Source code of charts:
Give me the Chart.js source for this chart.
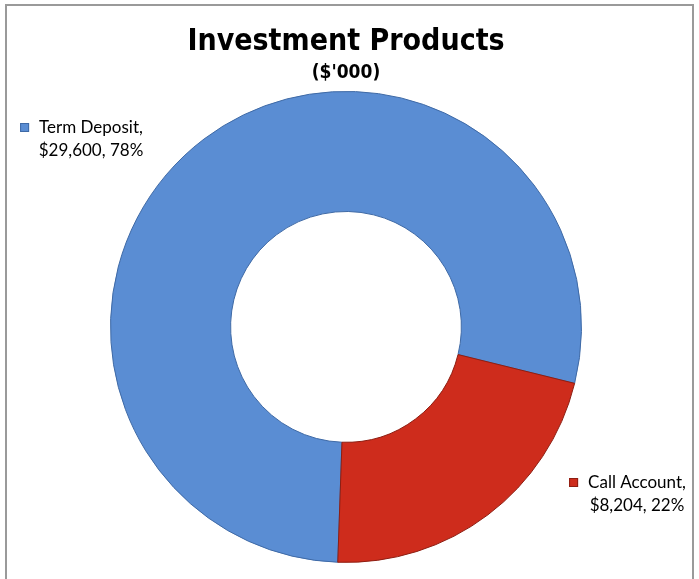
<!DOCTYPE html>
<html>
<head>
<meta charset="utf-8">
<script src="https://cdn.jsdelivr.net/npm/chart.js@4.4.1/dist/chart.umd.min.js"></script>
<style>
  html, body { margin: 0; padding: 0; background: #ffffff; }
  #wrap { position: relative; width: 699px; height: 579px; }
</style>
</head>
<body>
<div id="wrap"><canvas id="c" width="699" height="579"></canvas></div>
<script>
// ---- data ----
const categories = ['Term Deposit', 'Call Account'];
const amounts = [29600, 8204];
const sliceColors = ['#5A8DD3', '#CE2C1C'];
const edgeColors = ['#3F6AA6', '#8E1E12'];
const titleText = 'Investment Products';
const subtitleText = "($'000)";

const total = amounts.reduce((a, b) => a + b, 0);
function fmtMoney(v) { return '$' + v.toLocaleString('en-US'); }
function fmtPct(v) { return Math.round(v / total * 100) + '%'; }

// label anchors (layout only): centre x of text block, y of first line
const labelAnchors = [
  { cx: 91, y1: 128 },
  { cx: 637, y1: 483 }
];

const frameAndLabels = {
  id: 'frameAndLabels',
  beforeDraw(chart) {
    const ctx = chart.ctx;
    ctx.save();
    ctx.fillStyle = '#ffffff';
    ctx.fillRect(0, 0, chart.width, chart.height);
    ctx.strokeStyle = '#9a9a9a';
    ctx.lineWidth = 2;
    ctx.strokeRect(6, 5, 687, 600);
    ctx.restore();
  },
  afterDraw(chart) {
    const ctx = chart.ctx;
    ctx.save();
    ctx.font = '17px Lato, "Open Sans", sans-serif';
    ctx.fillStyle = '#000000';
    ctx.textBaseline = 'middle';
    ctx.textAlign = 'center';
    const lh = 23;
    categories.forEach((cat, i) => {
      const a = labelAnchors[i];
      const l1 = cat + ',';
      const l2 = fmtMoney(amounts[i]) + ', ' + fmtPct(amounts[i]);
      ctx.fillText(l1, a.cx, a.y1);
      ctx.fillText(l2, a.cx, a.y1 + lh);
      const w1 = ctx.measureText(l1).width;
      const sx = a.cx - w1 / 2 - 19;
      ctx.fillStyle = sliceColors[i];
      ctx.fillRect(sx, a.y1 - 5, 9, 9);
      ctx.strokeStyle = edgeColors[i];
      ctx.lineWidth = 1;
      ctx.strokeRect(sx + 0.5, a.y1 - 4.5, 8, 8);
      ctx.fillStyle = '#000000';
    });
    ctx.restore();
  }
};

new Chart(document.getElementById('c'), {
  type: 'doughnut',
  data: {
    labels: categories,
    datasets: [{
      data: amounts,
      backgroundColor: sliceColors,
      borderColor: edgeColors,
      borderWidth: 1
    }]
  },
  options: {
    responsive: false,
    animation: false,
    rotation: 182,
    cutout: '49%',
    layout: { padding: { left: 110, right: 117, top: 0, bottom: 10 } },
    plugins: {
      legend: { display: false },
      tooltip: { enabled: false },
      title: {
        display: true,
        text: titleText,
        color: '#000000',
        font: { family: '"DejaVu Sans Condensed", sans-serif', size: 30, weight: 'bold' },
        padding: { top: 24, bottom: 0 }
      },
      subtitle: {
        display: true,
        text: subtitleText,
        color: '#000000',
        font: { family: '"DejaVu Sans Condensed", sans-serif', size: 19, weight: 'bold' },
        padding: { top: 2, bottom: 0 }
      }
    }
  },
  plugins: [frameAndLabels]
});
</script>
</body>
</html>
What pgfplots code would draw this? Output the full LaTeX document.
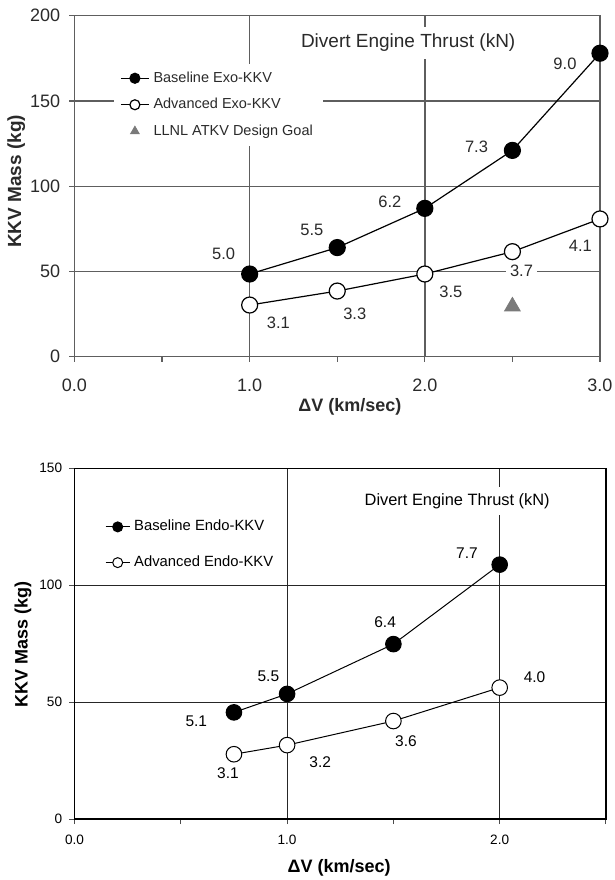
\documentclass[border=0pt]{standalone}
\usepackage{pgfplots}
\pgfplotsset{compat=1.18}
\usepackage{fontspec}
\setmainfont{Liberation Sans}
\definecolor{topgray}{HTML}{5E5E5E}
\definecolor{tritri}{HTML}{7A7A7A}
\definecolor{toptext}{HTML}{2A2A2A}

\pgfplotstableread{
x y
1.0 48.5
1.5 64
2.0 87
2.5 121
3.0 178
}\exobase
\pgfplotstableread{
x y
1.0 30.3
1.5 38.5
2.0 48.5
2.5 61.6
3.0 80.8
}\exoadv
\pgfplotstableread{
x y
2.5 29.5
}\llnl
\pgfplotstableread{
x y l
0.851 60.2 5.0
1.355 74.3 5.5
1.80 90.9 6.2
2.295 123.2 7.3
2.80 172.0 9.0
1.164 19.6 3.1
1.60 25.4 3.3
2.149 37.8 3.5
2.552 50.4 3.7
2.888 64.9 4.1
}\exolabels

\pgfplotstableread{
x y
0.75 45.6
1.0 53.5
1.5 74.8
2.0 108.8
}\endobase
\pgfplotstableread{
x y
0.75 27.7
1.0 31.6
1.5 41.9
2.0 56.2
}\endoadv
\pgfplotstableread{
x y l
0.573 41.6 5.1
0.912 60.9 5.5
1.461 84.0 6.4
1.846 113.6 7.7
0.722 19.5 3.1
1.156 24.1 3.2
1.559 33.4 3.6
2.164 60.6 4.0
}\endolabels

\begin{document}
\begin{tikzpicture}
\path[use as bounding box] (0,0) rectangle (307.5pt,440pt);

% ---------------- Top chart ----------------
\begin{axis}[
  at={(37.25pt,261.65pt)}, anchor=south west,
  scale only axis, width=262.75pt, height=170.5pt,
  xmin=0, xmax=3, ymin=0, ymax=200,
  xtick={0,1,2,3}, minor xtick={0.5,1.5,2.5},
  ytick={0,50,100,150,200},
  xticklabels={0.0,1.0,2.0,3.0},
  xtick pos=bottom, ytick pos=left,
  grid=major,
  major grid style={topgray, line width=0.7pt},
  axis line style={topgray, line width=0.7pt},
  tick style={topgray, line width=0.6pt},
  tick align=outside, major tick length=2.5pt, minor tick length=2.5pt,
  /pgf/number format/assume math mode=true,
  ticklabel style={font=\fontsize{9pt}{10pt}\selectfont, text=toptext},
  yticklabel style={anchor=east, inner sep=0pt, xshift=-4.5pt},
  xticklabel style={anchor=north, inner sep=0pt, yshift=-8.5pt},
  xlabel={\bfseries ΔV (km/sec)},
  ylabel={\bfseries KKV Mass (kg)},
  xlabel style={at={(axis description cs:0.524,0)}, anchor=center, yshift=-25pt, font=\fontsize{9pt}{10pt}\selectfont, text=toptext},
  ylabel style={at={(axis description cs:-0.111,0.514)}, anchor=center, font=\fontsize{9.5pt}{10pt}\selectfont, text=toptext},
  legend style={at={(axis description cs:0.075,0.861)}, anchor=north west,
    draw=none, fill=white, font=\fontsize{7.25pt}{8pt}\selectfont, text=toptext,
    inner xsep=3pt, inner ysep=2pt, row sep=2.5pt},
  legend cell align=left,
  legend image code/.code={\draw[mark repeat=2,mark phase=2,#1,mark size=2.5pt] plot coordinates {(0pt,0pt) (7pt,0pt) (14pt,0pt)};},
]
\addplot[black, line width=0.6pt, mark=*, mark size=4pt, mark options={fill=black}] table {\exobase};
\addlegendentry{Baseline Exo-KKV}
\addplot[black, line width=0.6pt, mark=*, mark size=4pt, mark options={fill=white, draw=black, line width=0.6pt}] table {\exoadv};
\addlegendentry{Advanced Exo-KKV}
\addplot[only marks, mark=triangle*, mark size=4.5pt, mark options={fill=tritri, draw=tritri}] table {\llnl};
\addlegendentry{LLNL ATKV Design Goal}
\addplot[forget plot, draw=none, mark=none, nodes near coords, point meta=explicit symbolic,
  nodes near coords align=center,
  every node near coord/.style={anchor=center, fill=white, inner xsep=2pt, inner ysep=1.5pt,
    text=toptext, font=\fontsize{8.25pt}{9pt}\selectfont}] table[meta=l] {\exolabels};
\node[fill=white, text=toptext, inner xsep=3pt, inner ysep=3.5pt, font=\fontsize{9.5pt}{10pt}\selectfont]
  at (axis description cs:0.635,0.920) {Divert Engine Thrust (kN)};
\end{axis}

% ---------------- Bottom chart ----------------
\begin{axis}[
  at={(37.25pt,30.5pt)}, anchor=south west,
  scale only axis, width=265.75pt, height=175.35pt,
  xmin=0, xmax=2.5, ymin=0, ymax=150,
  xtick={0,1,2}, minor xtick={0.5,1.5,2.5},
  ytick={0,50,100,150},
  xticklabels={0.0,1.0,2.0},
  xtick pos=bottom, ytick pos=left,
  grid=major,
  major grid style={black!85, line width=0.5pt},
  axis line style={black, line width=0.6pt},
  tick style={black!70, line width=0.5pt},
  tick align=outside, major tick length=2.5pt, minor tick length=2.5pt,
  /pgf/number format/assume math mode=true,
  ticklabel style={font=\fontsize{6.8pt}{7pt}\selectfont},
  yticklabel style={anchor=east, inner sep=0pt, xshift=-3.5pt},
  xticklabel style={anchor=north, inner sep=0pt, yshift=-5.5pt},
  xlabel={\bfseries ΔV (km/sec)},
  ylabel={\bfseries KKV Mass (kg)},
  xlabel style={at={(axis description cs:0.498,0)}, anchor=center, yshift=-24.5pt, font=\fontsize{9pt}{10pt}\selectfont},
  ylabel style={at={(axis description cs:-0.097,0.499)}, anchor=center, font=\fontsize{9pt}{10pt}\selectfont},
  legend style={at={(axis description cs:0.057,0.865)}, anchor=north west,
    draw=none, fill=white, font=\fontsize{7.4pt}{8pt}\selectfont,
    inner xsep=0pt, inner ysep=0pt, row sep=7pt},
  legend cell align=left,
  legend image code/.code={\draw[mark repeat=2,mark phase=2,#1,mark size=2.5pt] plot coordinates {(0pt,0pt) (6pt,0pt) (12pt,0pt)};},
]
\addplot[black, line width=0.5pt, mark=*, mark size=3.9pt, mark options={fill=black}] table {\endobase};
\addlegendentry{Baseline Endo-KKV}
\addplot[black, line width=0.5pt, mark=*, mark size=3.9pt, mark options={fill=white, draw=black, line width=0.5pt}] table {\endoadv};
\addlegendentry{Advanced Endo-KKV}
\addplot[forget plot, draw=none, mark=none, nodes near coords, point meta=explicit symbolic,
  nodes near coords align=center,
  every node near coord/.style={anchor=center, inner sep=1pt,
    font=\fontsize{7.75pt}{8.5pt}\selectfont}] table[meta=l] {\endolabels};
\node[fill=white, inner xsep=2pt, inner ysep=3pt, font=\fontsize{8.2pt}{9pt}\selectfont]
  at (axis description cs:0.72,0.907) {Divert Engine Thrust (kN)};
\end{axis}
\end{tikzpicture}
\end{document}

**REQUIRED TASK**
Looking at the entries above, how many lines contain the word "this"? Answer with the number alone.

**PROBLEM SOLUTION**
2